Perhaps the biggest difference between the 2019 4 e-hybrid and the 2021 4S e-hybrid that replaces it is the engine. We noted that the 2019 car used a 2.9-liter twin-turbo V6, the same engine in the 4S, but it was detuned from 440 to 330 horsepower. Total gasoline-electric output was 453 horsepower, conveniently making the heavy 4 e-hybrid slightly slower than the 4S. A Porsche spokesperson told us, "This is simply the output that best suits the needs and intent for this specific model within the Panamera lineup." Fortunately, the 2021 4S e-hybrid gets the 2.9-liter V6 with the same tune as the 4S. Gearheads will be impressed by the dual efforts of the 443-hp V6 and 134-hp electric motor, in combination giving the car 552 hp. For those counting, that’s two more horsepower than the 2020 Panamera Turbo.


Above: The twin-turbo 2.9-liter V6 makes 443 hp in the new 4S e-hybrid, much more than the 330 hp in the previous 4 e-hybrid model. Combined with the 134-hp electric motor, the new hybrid 4S makes 552 hp overall. Photo by Vu Nguyen.

If that doesn’t impress you, the how do 0-60 miles per hour in 3.5 seconds and the quarter-mile in 11.5 seconds sound? That is supercar territory from just a decade ago, and the 0-60-mph time matches that of the 911 Carrera S. The engineers also managed to deliver an unflappable chassis with true sports-car handling despite its massive 5,004-pound curb weight and near Chevrolet Tahoe length and width (198.8 x 78.2 in. vs 204 x 80 in.). Where this Panamera outshines the Taycan is the beautiful note of the sport exhaust. It wasn’t as deep or menacing as V8 Panameras of past and present, but was still a welcome soundtrack. 
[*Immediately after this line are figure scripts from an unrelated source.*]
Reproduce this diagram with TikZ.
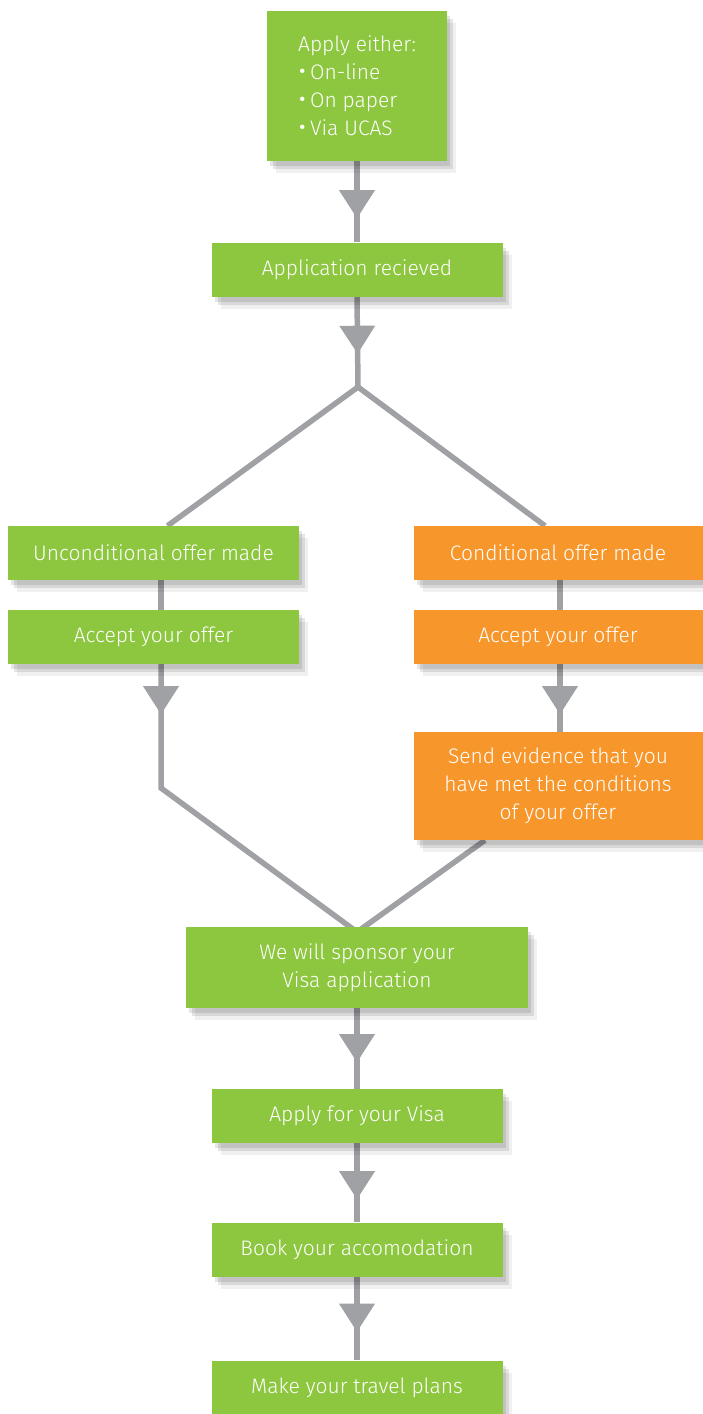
\documentclass[tikz,border=0pt]{standalone}
\usepackage{fontspec}
\setmainfont{Fira Sans}[UprightFont=* Light]
\usetikzlibrary{shadows,decorations.markings,backgrounds}

\definecolor{appgreen}{HTML}{8DC63F}
\definecolor{apporange}{HTML}{F7962B}
\definecolor{linkgray}{HTML}{A0A1A5}
\newcommand\boxfont{\fontsize{21}{28}\selectfont}
\newcommand\blt{\raisebox{-0.1em}[0.5em][0pt]{\scalebox{1.4}{\textbullet}}\,}

\begin{document}
\begin{tikzpicture}[x=1pt,y=-1pt,
    softshadow/.style={drop shadow={shadow xshift=3pt,shadow yshift=-5pt,opacity=.10,fill=black},
                       drop shadow={shadow xshift=6pt,shadow yshift=-8pt,opacity=.10,fill=black},
                       drop shadow={shadow xshift=9pt,shadow yshift=-12pt,opacity=.06,fill=black}},
    box/.style={fill=appgreen,text=white,minimum width=291pt,minimum height=54pt,inner sep=0pt,
                align=center,font=\boxfont,softshadow},
    condbox/.style={box,fill=apporange,minimum width=289pt},
    link/.style={draw=linkgray,line width=5.5pt},
    arrowmark/.style={postaction={decorate},decoration={markings,mark=at position #1 with
        {\fill[linkgray] (1pt,0pt) -- (-27pt,18pt) -- (-27pt,-18pt) -- cycle;}}}]

  %% Page size
  \useasboundingbox (0,0) rectangle (702,1414);

  %%%% Boxes of the main column %%%%
  \node[box,minimum width=180pt,minimum height=150pt,align=left] (apply) at (357,86)
    {Apply either:\\\blt On-line\\\blt On paper\\\blt Via UCAS};
  \node[box] (recv) at (357,269.5) {Application recieved};

  %% Left branch
  \node[box] (uncond) at (153.5,553) {Unconditional offer made};
  \node[box] (acceptL) at (153.5,637) {Accept your offer};

  %% Right branch
  \node[condbox] (cond) at (558,553) {Conditional offer made};
  \node[condbox] (acceptR) at (558,637) {Accept your offer};
  \node[condbox,minimum height=108pt] (evidence) at (558,786)
    {Send evidence that you\\have met the conditions\\of your offer};

  %% Back to the main column
  \node[box,minimum width=342pt,minimum height=81pt] (sponsor) at (357,967.5)
    {We will sponsor your\\Visa application};
  \node[box] (visa) at (357,1116) {Apply for your Visa};
  \node[box] (book) at (357,1249.5) {Book your accomodation};
  \node[box] (travel) at (357,1387.5) {Make your travel plans};

  %% Points where the lines split and join
  \coordinate (split) at (358,387);
  \coordinate (bendL) at (161,788);
  \coordinate (merge) at (357,932);

  %%%% Connectors, under the boxes %%%%
  \begin{pgfonlayer}{background}
    \draw[link,arrowmark=56pt] (apply.south) -- (recv.north);
    \draw[link,arrowmark=56pt] (recv.south) -- (split);
    \draw[link] ([xshift=14pt]uncond.north) -- (split) -- ([xshift=-13pt]cond.north);

    \draw[link] ([xshift=7.5pt]uncond.south) -- ([xshift=7.5pt]acceptL.north);
    \draw[link,arrowmark=49pt] (acceptL.south -| bendL) -- (bendL) -- (merge);

    \draw[link] ([xshift=2pt]cond.south) -- ([xshift=2pt]acceptR.north);
    \draw[link,arrowmark=49pt] ([xshift=2pt]acceptR.south) -- ([xshift=2pt]evidence.north);
    \draw[link] ([xshift=-73pt]evidence.south) -- (merge);

    \draw[link,arrowmark=53pt] (sponsor.south) -- (visa.north);
    \draw[link,arrowmark=55pt] (visa.south) -- (book.north);
    \draw[link,arrowmark=54pt] (book.south) -- (travel.north);
  \end{pgfonlayer}

\end{tikzpicture}
\end{document}
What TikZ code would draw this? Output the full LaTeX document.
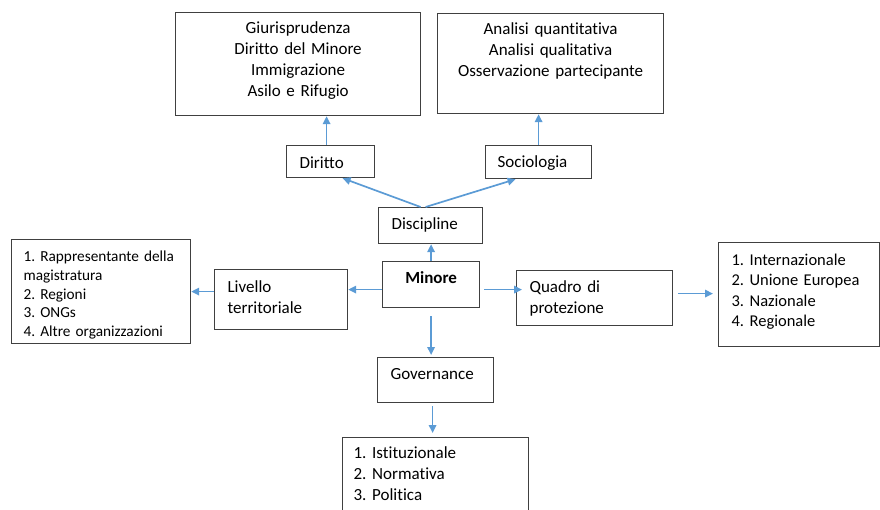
\documentclass[tikz,border=0pt]{standalone}
\usepackage{fontspec}
\setmainfont{Carlito}[Ligatures=NoCommon]
\frenchspacing
\usetikzlibrary{positioning}
\usetikzlibrary{arrows.meta}
\definecolor{azul}{HTML}{5B9BD5}
\definecolor{borde}{HTML}{404040}

\begin{document}
\begin{tikzpicture}[x=1pt, y=-1pt,
  caja/.style={draw=borde, line width=1.2pt, anchor=north west, align=left, inner ysep=0pt, text=black, font=\fontsize{17}{21}\selectfont},
  flecha/.style={draw=azul, line width=1.7pt, -{Triangle[length=8pt,width=7.5pt]}}]
  \useasboundingbox (0,0) rectangle (880,510);
  \clip (0,0) rectangle (880,510);

  % Cajas de arriba
  \node[caja, align=center, text width=233pt, inner xsep=6pt, text height=21pt, text depth=82pt] (dirlist) at (175,12) {Giurisprudenza\\Diritto del Minore\\Immigrazione\\Asilo e Rifugio};
  \node[caja, align=center, text width=214pt, inner xsep=6pt, text height=21pt, text depth=79pt] (soclist) at (437,13) {Analisi quantitativa\\Analisi qualitativa\\Osservazione partecipante};
  \node[caja, text width=62pt, inner xsep=13pt, text height=23pt, text depth=9pt] (diritto) at (286,145) {Diritto};
  \node[caja, text width=82pt, inner xsep=12pt, text height=22pt, text depth=11pt] (sociologia) at (485,145) {Sociologia};
  \node[caja, text width=78pt, inner xsep=13pt, text height=22pt, text depth=14pt] (discipline) at (378,207) {Discipline};

  % Caja central
  \node[caja, align=center, text width=85pt, inner xsep=6pt, text height=22pt, text depth=24pt, font=\fontsize{17}{21}\selectfont\bfseries] (minore) at (382,261) {Minore};

  % Cajas de los lados
  \node[caja, text width=107pt, inner xsep=13pt, text height=23pt, text depth=37pt] (livello) at (214,269) {Livello\\territoriale};
  \node[caja, text width=155pt, inner xsep=12pt, text height=22pt, text depth=82pt, font=\fontsize{15.3}{18.8}\selectfont] (leftlist) at (11,239) {1. Rappresentante della\\magistratura\\2. Regioni\\3. ONGs\\4. Altre organizzazioni};
  \node[caja, text width=130pt, inner xsep=13pt, text height=22pt, text depth=33pt] (quadro) at (516,270) {Quadro di\\protezione};
  \node[caja, text width=135pt, inner xsep=13pt, text height=23pt, text depth=81pt, font=\fontsize{16.5}{20.3}\selectfont] (rightlist) at (718,242) {1. Internazionale\\2. Unione Europea\\3. Nazionale\\4. Regionale};

  % Cajas de abajo
  \node[caja, text width=90pt, inner xsep=13pt, text height=22pt, text depth=23pt] (governance) at (377,357) {Governance};
  \node[caja, text width=164pt, inner xsep=11pt, text height=21pt, text depth=62pt] (botlist) at (342,437) {1. Istituzionale\\2. Normativa\\3. Politica};

  % Flechas
  \draw[flecha] ([xshift=-4pt]diritto.north) -- ([xshift=-4pt]diritto.north |- dirlist.south); % Diritto
  \draw[flecha] (sociologia.north) -- (sociologia.north |- soclist.south); % Sociologia
  \draw[flecha] ([xshift=-10pt]discipline.north) -- ([xshift=12pt]diritto.south);
  \draw[flecha] ([xshift=-5pt]discipline.north) -- ([xshift=-23pt]sociologia.south);
  \draw[flecha] (minore.north) -- (minore.north |- discipline.south);
  \draw[flecha] ([yshift=-5pt]minore.west) -- ([yshift=-5pt]minore.west -| livello.east);
  \draw[flecha] ([yshift=8pt]livello.west) -- ([yshift=8pt]livello.west -| leftlist.east);
  \draw[flecha, shorten <=4pt, shorten >=-6pt] ([yshift=-5pt]minore.east) -- ([yshift=-5pt]minore.east -| quadro.west);
  \draw[flecha, shorten <=5pt, shorten >=5pt] ([yshift=4.5pt]quadro.east) -- ([yshift=4.5pt]quadro.east -| rightlist.west);
  \draw[flecha, shorten <=8pt, shorten >=2pt] (minore.south) -- (minore.south |- governance.north);
  \draw[flecha, shorten <=3pt, shorten >=4pt] ([xshift=-3pt]governance.south) -- ([xshift=-3pt]governance.south |- botlist.north);

\end{tikzpicture}
\end{document}
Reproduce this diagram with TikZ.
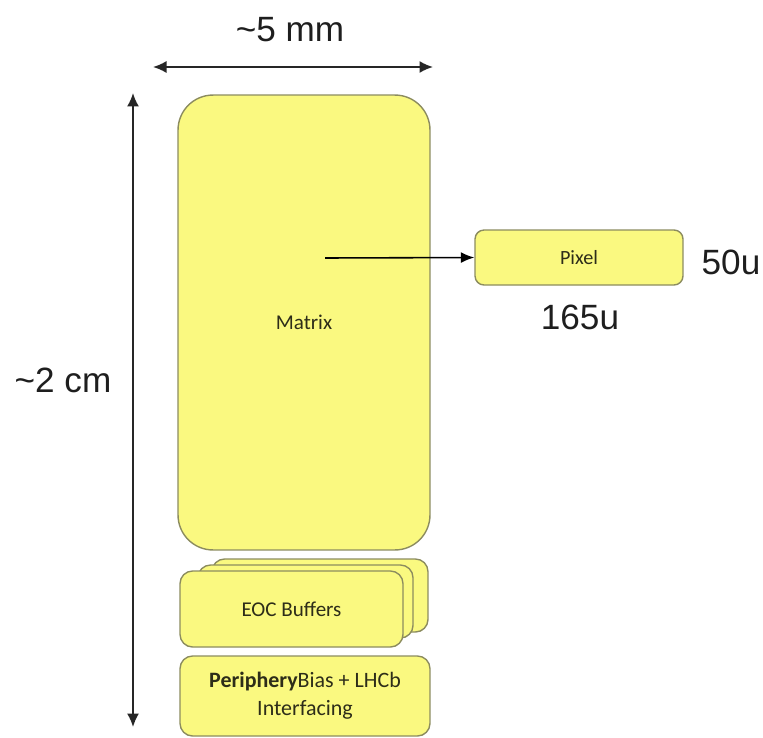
\documentclass[tikz,border=0pt]{standalone}
\usepackage{fontspec}
\setmainfont{Carlito}
\newfontfamily\dimfont{Liberation Sans}
\usetikzlibrary{positioning,arrows.meta}
\definecolor{chipfill}{RGB}{250,249,128}
\definecolor{chipline}{RGB}{140,140,95}
\definecolor{chiptext}{RGB}{45,45,25}
\definecolor{dimtext}{RGB}{30,30,30}
\tikzset{
  chipblk/.style={draw=chipline, fill=chipfill, line width=0.8pt, inner sep=0pt, rounded corners=0.25cm, text=chiptext},
  dimarrow/.style={draw=black!85, line width=0.9pt, {Latex[length=0.27cm,width=0.24cm]}-{Latex[length=0.27cm,width=0.24cm]}},
  dimlbl/.style={font=\dimfont\fontsize{20}{22}\selectfont, text=dimtext, inner sep=0pt}
}

\begin{document}
\begin{tikzpicture}
\begin{scope}[x=0.02cm,y=-0.02cm]
\useasboundingbox (0,0) rectangle (763,737);

% main matrix block
\draw(304,322.5) node[chipblk, rounded corners=0.7cm, minimum width=5.04cm, minimum height=9.1cm, font=\fontsize{12}{14}\selectfont] (matrix) {Matrix};

% one pixel
\draw(579,257.5) node[chipblk, rounded corners=0.18cm, minimum width=4.16cm, minimum height=1.1cm, font=\fontsize{11.5}{13}\selectfont] (pixel) {Pixel};
\coordinate (psrc) at (325,258);
\draw[line width=0.9pt, -{Latex[length=0.27cm,width=0.22cm]}] (psrc) -- (pixel.west);

% end of column buffers (stacked)
\draw(320,595.5) node[chipblk, minimum width=4.32cm, minimum height=1.46cm] (eoc3) {};
\draw(305.5,601.5) node[chipblk, minimum width=4.3cm, minimum height=1.46cm] (eoc2) {};
\draw(291.5,609) node[chipblk, minimum width=4.46cm, minimum height=1.52cm, font=\fontsize{12}{14}\selectfont] (eoc1) {EOC Buffers};

% periphery
\draw(305,696) node[chipblk, minimum width=5.0cm, minimum height=1.6cm, align=center, font=\fontsize{12.5}{16}\selectfont] (periph) {\textbf{Periphery}Bias + LHCb\\Interfacing};

% dimensions
\coordinate (wl) at (153,67);
\coordinate (wr) at (433,67);
\coordinate (ht) at (133,93);
\coordinate (hb) at (133,727);
\draw[dimarrow] (wl) -- (wr);
\draw[dimarrow] (ht) -- (hb);
\draw(290,30) node[dimlbl] (wlbl) {\textasciitilde5 mm};
\draw(63,380) node[dimlbl] (hlbl) {\textasciitilde2 cm};
\draw(731,262) node[dimlbl] (pxh) {50u};
\draw(580,317) node[dimlbl] (pxw) {165u};
\end{scope}
\end{tikzpicture}
\end{document}
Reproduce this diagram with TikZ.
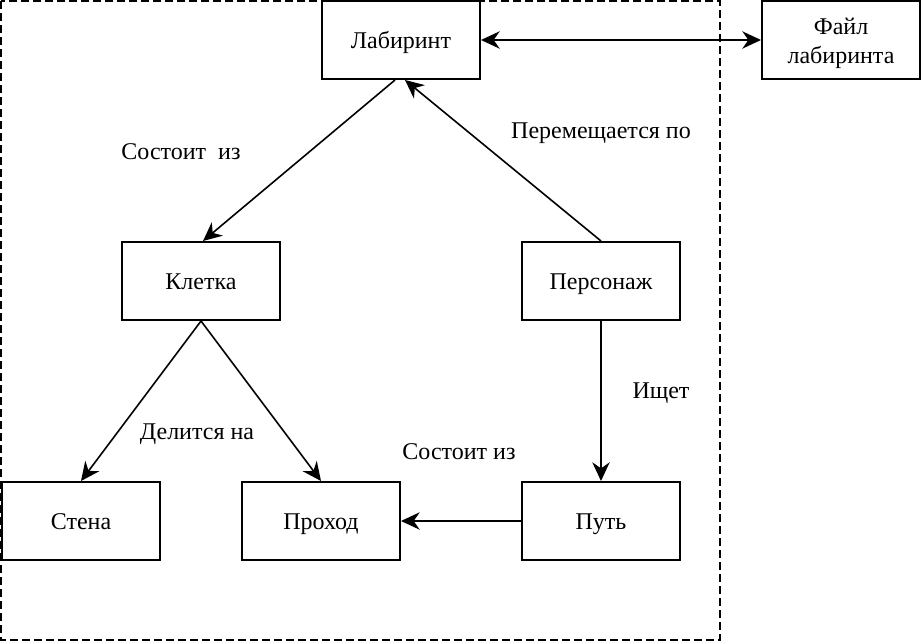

I always try to do my part to be environmentally friendly. If I were to own this model, I could commute to and from work purely on e-power with its 30+ mile range — made easier due to a battery-capacity increase from 14.1 kilowatt hours to 17.9 kWh. It takes a lot of willpower not to dip into the internal combustion engine, but it’s doable. In e-power, I was able to accelerate and move along with ease in traffic with the masses. Going green doesn’t get much easier than this because there is zero range anxiety. If the battery is emptied, the car switches to the gasoline engine, the battery recharging under braking and light, constant throttle. 

During my time with the car, I did notice a few minor annoyances. The A-pillars are huge and take time to get used too. Those proximity sensors on the bumpers that jump out on a light exterior color are ugly. But these are nitpicks. I will admit that if I were to own this, I’d be a little nervous about servicing or fixing it out of warranty due to how sophisticated it is. For example, the high-tech center vent that opens, closes, and diffuses the air electronically and the touch screen command center that holds the key to just about every adjustable control for driver and passenger. Replacing simple buttons with computers for everyday functions isn’t just a Panamera or Porsche issue, virtually all modern cars use a touchscreen to access crucial functions and information. And then there’s the high-voltage hybrid-drive system. Under warranty these probably wouldn’t be big issues, but I keep cars for at least a decade.

Let’s look at the simple math here. For what we estimate to be around $110,000-$115,000 (Porsche hasn’t yet announced pricing for the 2021 Panameras), you get amazing performance that now approaches that of the recent Panamera Turbo, room for five, all-wheel drive, and plenty of cargo room in a package that can be summed up as the ultimate environmentally friendly tourer. All of this also means that the 4S e-hybrid will likely be more expensive than the Panamera 4S (the 2019 4 e-hybrid was several thousand dollars less expensive than the 4S, but offered less performance) as well as the $103,800 Taycan 4S.

All of this begs the question: Is the 2021 Porsche Panamera 4S E-Hybrid relevant in the age of the Taycan? Absolutely! Until charging access is more commonplace and EVs offer a more visceral driving experience, I’d put my money on a hybrid Panamera, such as the new Panamera 4S e-hybrid.